Wednesday, August 12, 2015

The fragile model of the New York Times


Ken Doctor is one of the best American experts on newspapers. In his last blog, he comments the figures of the New York Times  for the first half of 2015. They are both a source of comfort and worry. True, the Gray Lady has reached the impressive figure of 1 million digital subscribers, including 1000000 from non US countries. True also, these subscriptions bring 185 millions dollars a year, a figure close to the cost of the newsroom which amounts to 200 millions.

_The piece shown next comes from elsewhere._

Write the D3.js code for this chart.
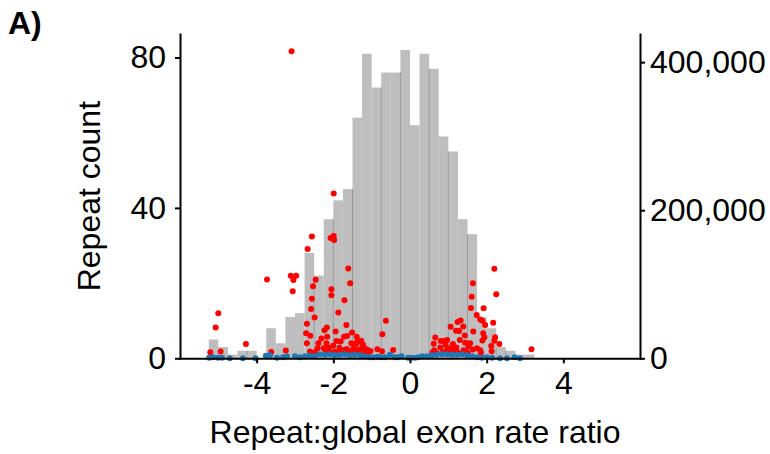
<!DOCTYPE html>
<html>
<head>
<meta charset="utf-8">
<script src="https://cdn.jsdelivr.net/npm/d3@7"></script>
<style>
  body { margin: 0; background: #fff; }
  svg text { font-family: "Liberation Sans", Arial, sans-serif; fill: #000; }
  .axis path, .axis line { stroke: #000; stroke-width: 2px; }
  .axis text { font-size: 32px; }
</style>
</head>
<body>
<div id="chart"></div>
<script>
// histogram of repeats, bins of 0.25 starting at -5.25
const binStart = -5.25;
const binWidth = 0.25;
const repeatCounts = [5, 3, 1, 2, 2, 0, 8, 4, 11, 12, 28, 22, 37, 42, 45, 64, 81, 72, 76, 76,
                      82, 62, 81, 77, 59, 55, 37, 33, 11, 8, 3, 2, 1, 1];
// bin edges where neighbouring bars overlap and show a darker seam
const seamEdges = [-4.25, -2.5, -2, -1.5, -0.75, -0.25, 0.5, 1, 1.5, 2.25, 2.5];

const countTicks = [0, 40, 80];
const rightTicks = [0, 200000, 400000];
const xTicks = [-4, -2, 0, 2, 4];

// [ratio, value] for significant repeats
const redPoints = [
  [-5.21, 8200], [-5.07, 41600], [-5.00, 60900], [-4.94, 9200], [-4.28, 19300],
  [-3.73, 106400], [-3.62, 8500], [-3.24, 10500], [-3.09, 414600], [-3.11, 111500],
  [-2.97, 111500], [-3.04, 105700], [-3.06, 90500], [-2.56, 164500], [-2.67, 147600],
  [-1.99, 222600], [-2.07, 162500], [-1.99, 165200], [-1.98, 159800], [-2.46, 106200],
  [-2.53, 97200], [-2.56, 80500], [-2.58, 66600], [-2.49, 55100], [-2.69, 46700],
  [-2.71, 33800], [-2.60, 30500], [-2.69, 20300], [-2.61, 9200], [-2.48, 8500],
  [-2.41, 13500], [-1.61, 121300], [-1.56, 101300], [-2.05, 93200], [-2.05, 85100],
  [-1.71, 78500], [-1.87, 61900], [-1.66, 45000], [-1.51, 34800], [-1.72, 29200],
  [-2.17, 41600], [-2.23, 37800], [-2.16, 29200], [-2.31, 26700], [-1.94, 36200],
  [-2.39, 20300], [-2.18, 20300], [-1.92, 23400], [-1.81, 22700], [-1.53, 20300],
  [-1.38, 22400], [-2.25, 13500], [-2.11, 14300], [-2.00, 17000], [-1.84, 14300],
  [-1.71, 11200], [-1.59, 9900], [-1.47, 13500], [-1.35, 11200], [-2.19, 8900],
  [-2.09, 8100], [-1.96, 8900], [-1.83, 8100], [-1.70, 8100], [-1.61, 8100],
  [-1.39, 29200], [-1.64, 30100], [-1.30, 22400], [-1.26, 13500], [-1.44, 8100],
  [-1.22, 8900], [-1.65, 12600], [-2.22, 12200], [-0.63, 50800], [-0.72, 32400],
  [-1.41, 18900], [-1.27, 23800], [-1.22, 18000], [-1.13, 12200], [-1.03, 9900],
  [-0.85, 12200], [-0.73, 9500], [-1.17, 6800], [-1.09, 8100], [-0.44, 11200],
  [-1.52, 8900], [2.20, 121000], [1.64, 101300], [1.61, 83200], [2.25, 86600],
  [1.59, 67900], [1.92, 67500], [1.74, 58500], [1.83, 52400], [1.89, 50800],
  [2.17, 48100], [1.96, 45000], [1.06, 42700], [1.24, 49000], [1.32, 51100],
  [1.39, 42900], [1.20, 37300], [1.28, 36900], [1.43, 30800], [1.30, 24700],
  [1.65, 36200], [1.91, 33800], [1.94, 28400], [1.89, 24000], [2.22, 28400],
  [2.20, 23800], [2.33, 19300], [2.12, 16600], [0.66, 28100], [0.80, 23400],
  [0.88, 23400], [0.97, 24700], [0.62, 19700], [0.93, 18000], [1.12, 19300],
  [1.44, 21100], [1.57, 20300], [1.53, 16200], [1.75, 13500], [0.79, 14600],
  [1.05, 13500], [1.21, 14600], [1.40, 10900], [0.63, 10800], [0.96, 10800],
  [1.13, 11900], [1.64, 11900], [1.83, 10800], [0.58, 7600], [0.86, 8500],
  [1.21, 8900], [1.45, 10100], [1.00, 7600], [1.51, 7600], [0.70, 6800],
  [1.30, 6800], [2.13, 9500], [1.85, 7600], [3.17, 12200]
];

// [ratio, value] for the other repeats
const bluePoints = [
  [-5.24, 700], [-5.14, 1400], [-5.01, 700], [-4.90, 700], [-4.70, 0], [-4.36, 0], [-4.03, 0],
  [-3.76, 3400], [-3.65, 4000], [-3.47, 700], [-3.31, 1400], [-3.21, 2700], [-3.00, 2700],
  [-2.87, 1400], [-2.74, 2700], [-2.61, 3400], [-2.48, 2700], [-2.35, 5400], [-2.22, 4700],
  [-2.09, 5400], [-1.96, 4000], [-1.83, 4700], [-1.70, 5400], [-1.57, 4000], [-1.44, 4700],
  [-1.30, 4000], [-1.17, 2700], [-1.04, 1400], [-0.96, 1400], [-0.84, 2000], [-0.75, 1400],
  [-0.65, 1400], [-0.52, 4700], [-0.39, 1400], [-0.31, 1400], [-0.22, 2700], [-0.05, 700],
  [0.03, 700], [0.13, 700], [0.21, 1400], [0.31, 2700], [0.44, 2700], [0.57, 4000], [0.70, 4700],
  [0.84, 5400], [0.97, 5400], [1.10, 4700], [1.23, 4700], [1.36, 5400], [1.49, 4000],
  [1.62, 2700], [1.75, 1400], [1.88, 700], [2.00, 1400], [2.14, 700], [2.35, 0], [2.53, 0],
  [2.73, 1400], [2.87, 0]
];

const width = 770, height = 454;
const plot = { left: 180, right: 640, top: 34, bottom: 358.3 };

const x = d3.scaleLinear().domain([-6, 6]).range([plot.left, plot.right]);
const yCount = d3.scaleLinear().domain([0, 86.25]).range([plot.bottom, plot.top]);
const yRight = d3.scaleLinear().domain([0, 438000]).range([plot.bottom, plot.top]);

const bins = repeatCounts.map((c, i) => ({ x0: binStart + i * binWidth, x1: binStart + (i + 1) * binWidth, count: c }));

const svg = d3.select("#chart").append("svg")
  .attr("width", width)
  .attr("height", height);

// bars
svg.append("g")
  .selectAll("rect")
  .data(bins.filter(d => d.count > 0))
  .join("rect")
  .attr("x", d => x(d.x0))
  .attr("width", d => x(d.x1) - x(d.x0))
  .attr("y", d => yCount(d.count))
  .attr("height", d => yCount(0) - yCount(d.count))
  .attr("fill", "#bebebe");

// seams between overlapping bars
svg.append("g")
  .selectAll("line")
  .data(seamEdges)
  .join("line")
  .attr("x1", d => x(d))
  .attr("x2", d => x(d))
  .attr("y1", yCount(0))
  .attr("y2", d => {
    const i = Math.round((d - binStart) / binWidth);
    return yCount(Math.min(repeatCounts[i - 1], repeatCounts[i]));
  })
  .attr("stroke", "#999")
  .attr("stroke-width", 1);

// points
svg.append("g")
  .selectAll("circle")
  .data(redPoints)
  .join("circle")
  .attr("cx", d => x(d[0]))
  .attr("cy", d => yRight(d[1]))
  .attr("r", 3)
  .attr("fill", "#ff0000");

svg.append("g")
  .selectAll("circle")
  .data(bluePoints)
  .join("circle")
  .attr("cx", d => x(d[0]))
  .attr("cy", d => yRight(d[1]))
  .attr("r", 3)
  .attr("fill", "#1f77b4");

// axes
svg.append("g")
  .attr("class", "axis axis--x")
  .attr("transform", "translate(0," + plot.bottom + ")")
  .call(d3.axisBottom(x).tickValues(xTicks).tickFormat(d => String(d))
    .tickSize(5).tickSizeOuter(0).tickPadding(8));

svg.append("g")
  .attr("class", "axis axis--y")
  .attr("transform", "translate(" + plot.left + ",0)")
  .call(d3.axisLeft(yCount).tickValues(countTicks).tickSize(5).tickSizeOuter(0).tickPadding(9));

svg.append("g")
  .attr("class", "axis axis--y2")
  .attr("transform", "translate(" + plot.right + ",0)")
  .call(d3.axisRight(yRight).tickValues(rightTicks).tickFormat(d3.format(","))
    .tickSize(5).tickSizeOuter(0).tickPadding(5));

svg.selectAll(".domain").attr("stroke-linecap", "square");

// labels
svg.append("text")
  .attr("x", 8)
  .attr("y", 34)
  .style("font-size", "32px")
  .style("font-weight", "bold")
  .text("A)");

svg.append("text")
  .attr("transform", "translate(100," + ((plot.top + plot.bottom) / 2) + ") rotate(-90)")
  .attr("text-anchor", "middle")
  .style("font-size", "32px")
  .text("Repeat count");

svg.append("text")
  .attr("x", 415)
  .attr("y", 443)
  .attr("text-anchor", "middle")
  .style("font-size", "32px")
  .text("Repeat:global exon rate ratio");
</script>
</body>
</html>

However, it could be too late, too little. Print advertising keeps going down at a frightening speed: minus 12.8% for the second quarter. The digital ads went up by 14.2 but the global figure is still -5.5.
The print circulation keeps going down too. 10 years ago, the print sales were 1.5 million. Today, they are 650000. Admitedly, if you add up the million digital subscribers, you get the same global number as 10 years ago but the daily is far less profitable.

One of the main reasons for this fall of net income is that digital publication has a heavy cost. The NYT must hire a growing population of computer and Internet experts and lauch new experiments that are expensive and not always successful like NYT Now. Moreover, the potential for new subscribers is limited, unless the Gray Lady chases more foreign customers, a process which is not cheap either.

The lesson one can draw is that quality and good journalism have a cost but it pays with always reluctant subscribers  and also, one must rely more and more on digital tools which are hard to find and very, very expensive. Still for the main Western newspapers, there is no choice. They must move on or be irrelevant and disappear.